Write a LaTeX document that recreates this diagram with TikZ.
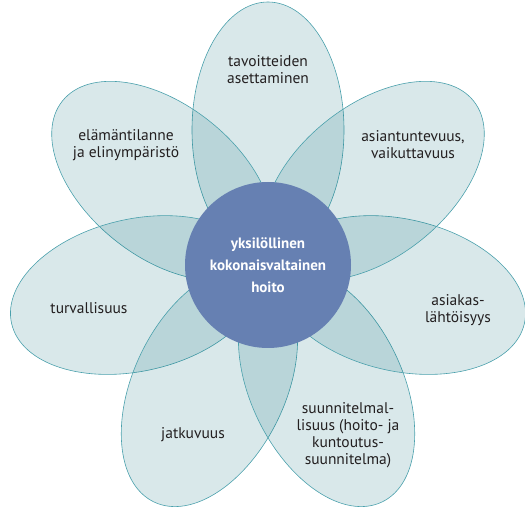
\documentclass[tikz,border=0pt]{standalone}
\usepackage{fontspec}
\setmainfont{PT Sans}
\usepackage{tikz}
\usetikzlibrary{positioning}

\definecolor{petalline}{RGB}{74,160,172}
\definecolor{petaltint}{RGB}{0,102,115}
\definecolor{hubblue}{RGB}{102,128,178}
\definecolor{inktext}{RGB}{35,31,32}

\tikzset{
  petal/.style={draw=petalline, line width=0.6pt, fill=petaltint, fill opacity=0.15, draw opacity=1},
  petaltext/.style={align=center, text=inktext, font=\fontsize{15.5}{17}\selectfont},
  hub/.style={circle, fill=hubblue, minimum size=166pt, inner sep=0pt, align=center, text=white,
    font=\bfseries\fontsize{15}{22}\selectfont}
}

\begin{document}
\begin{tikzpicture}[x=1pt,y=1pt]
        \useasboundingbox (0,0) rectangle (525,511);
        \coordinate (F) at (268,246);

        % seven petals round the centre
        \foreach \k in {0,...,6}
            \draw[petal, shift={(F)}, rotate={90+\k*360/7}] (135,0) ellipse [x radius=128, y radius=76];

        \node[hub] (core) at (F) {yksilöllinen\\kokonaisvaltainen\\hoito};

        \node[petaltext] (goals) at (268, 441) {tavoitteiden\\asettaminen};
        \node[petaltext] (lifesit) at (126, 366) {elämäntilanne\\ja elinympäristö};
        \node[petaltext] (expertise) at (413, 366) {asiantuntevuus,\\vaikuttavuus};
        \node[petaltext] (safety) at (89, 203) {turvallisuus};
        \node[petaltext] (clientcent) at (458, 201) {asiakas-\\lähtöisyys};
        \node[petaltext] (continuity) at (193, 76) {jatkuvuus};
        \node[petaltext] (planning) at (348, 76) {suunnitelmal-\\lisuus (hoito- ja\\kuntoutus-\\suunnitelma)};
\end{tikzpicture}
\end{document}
——
### Your goal
Reproduce all of the data exactly, omitting each picture it holds.

### Correct result
Write a LaTeX document that recreates this diagram with TikZ.
\documentclass[tikz,border=0pt]{standalone}
\usepackage{fontspec}
\setmainfont{PT Sans}
\usepackage{tikz}
\usetikzlibrary{positioning}

\definecolor{petalline}{RGB}{74,160,172}
\definecolor{petaltint}{RGB}{0,102,115}
\definecolor{hubblue}{RGB}{102,128,178}
\definecolor{inktext}{RGB}{35,31,32}

\tikzset{
  petal/.style={draw=petalline, line width=0.6pt, fill=petaltint, fill opacity=0.15, draw opacity=1},
  petaltext/.style={align=center, text=inktext, font=\fontsize{15.5}{17}\selectfont},
  hub/.style={circle, fill=hubblue, minimum size=166pt, inner sep=0pt, align=center, text=white,
    font=\bfseries\fontsize{15}{22}\selectfont}
}

\begin{document}
\begin{tikzpicture}[x=1pt,y=1pt]
        \useasboundingbox (0,0) rectangle (525,511);
        \coordinate (F) at (268,246);

        % seven petals round the centre
        \foreach \k in {0,...,6}
            \draw[petal, shift={(F)}, rotate={90+\k*360/7}] (135,0) ellipse [x radius=128, y radius=76];

        \node[hub] (core) at (F) {yksilöllinen\\kokonaisvaltainen\\hoito};

        \node[petaltext] (goals) at (268, 441) {tavoitteiden\\asettaminen};
        \node[petaltext] (lifesit) at (126, 366) {elämäntilanne\\ja elinympäristö};
        \node[petaltext] (expertise) at (413, 366) {asiantuntevuus,\\vaikuttavuus};
        \node[petaltext] (safety) at (89, 203) {turvallisuus};
        \node[petaltext] (clientcent) at (458, 201) {asiakas-\\lähtöisyys};
        \node[petaltext] (continuity) at (193, 76) {jatkuvuus};
        \node[petaltext] (planning) at (348, 76) {suunnitelmal-\\lisuus (hoito- ja\\kuntoutus-\\suunnitelma)};
\end{tikzpicture}
\end{document}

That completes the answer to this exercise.